Benign overfitting in ridge regression

TL;DR

This paper investigates benign overfitting in ridge regression and linear models, providing sharp bounds on bias and variance, extending previous results to more general settings like kernel regression, and revealing conditions for negative regularization.

Contribution

It generalizes prior work by removing independence assumptions, offers sharp bounds for bias and variance, and extends analysis to ridge regression including conditions for negative regularization.

Findings

Benign overfitting occurs under specific covariance structures.

Sharp bounds for bias and variance are established.

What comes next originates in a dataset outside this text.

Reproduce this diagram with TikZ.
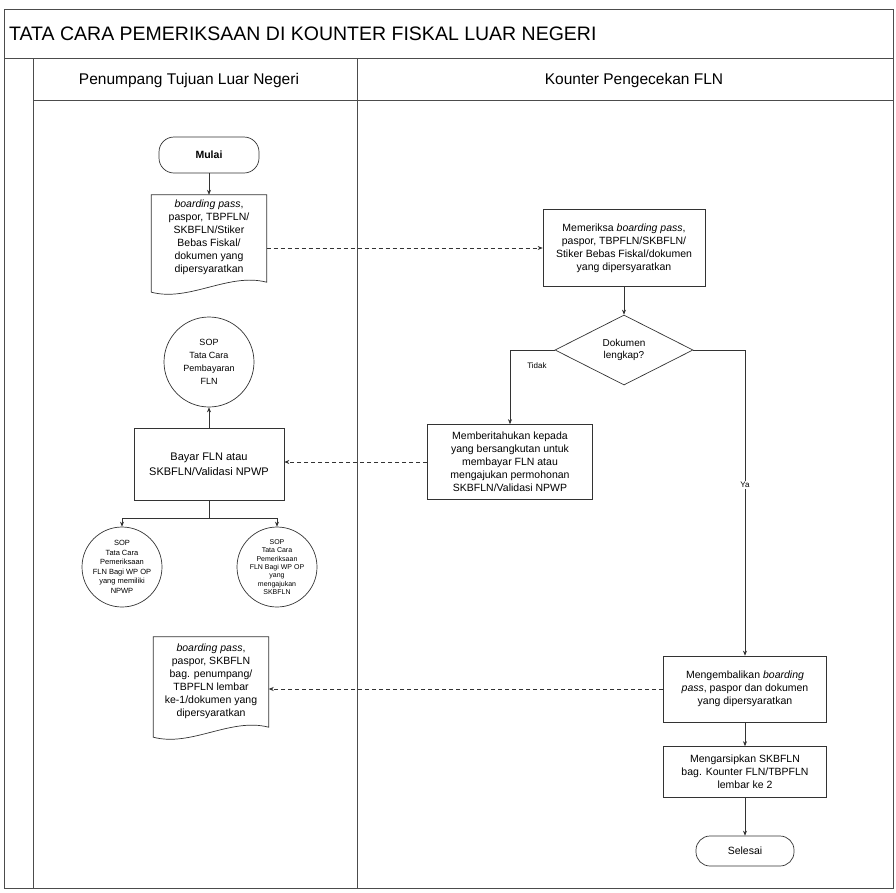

Negative regularization can be optimal under certain conditions.

Abstract

In many modern applications of deep learning the neural network has many more parameters than the data points used for its training. Motivated by those practices, a large body of recent theoretical research has been devoted to studying overparameterized models. One of the central phenomena in this regime is the ability of the model to interpolate noisy data, but still have test error lower than the amount of noise in that data. arXiv:1906.11300 characterized for which covariance structure of the data such a phenomenon can happen in linear regression if one considers the interpolating solution with minimum $\ell_2$-norm and the data has independent components: they gave a sharp bound on the variance term and showed that it can be small if and only if the data covariance has high effective rank in a subspace of small co-dimension. We strengthen and complete their results by eliminating the independence assumption and providing sharp bounds for the bias term. Thus, our results apply in a much more general setting than those of arXiv:1906.11300, e.g., kernel regression, and not only characterize how the noise is damped but also which part of the true signal is learned. Moreover, we extend the result to the setting of ridge regression, which allows us to explain another interesting phenomenon: we give general sufficient conditions under which the optimal regularization is negative.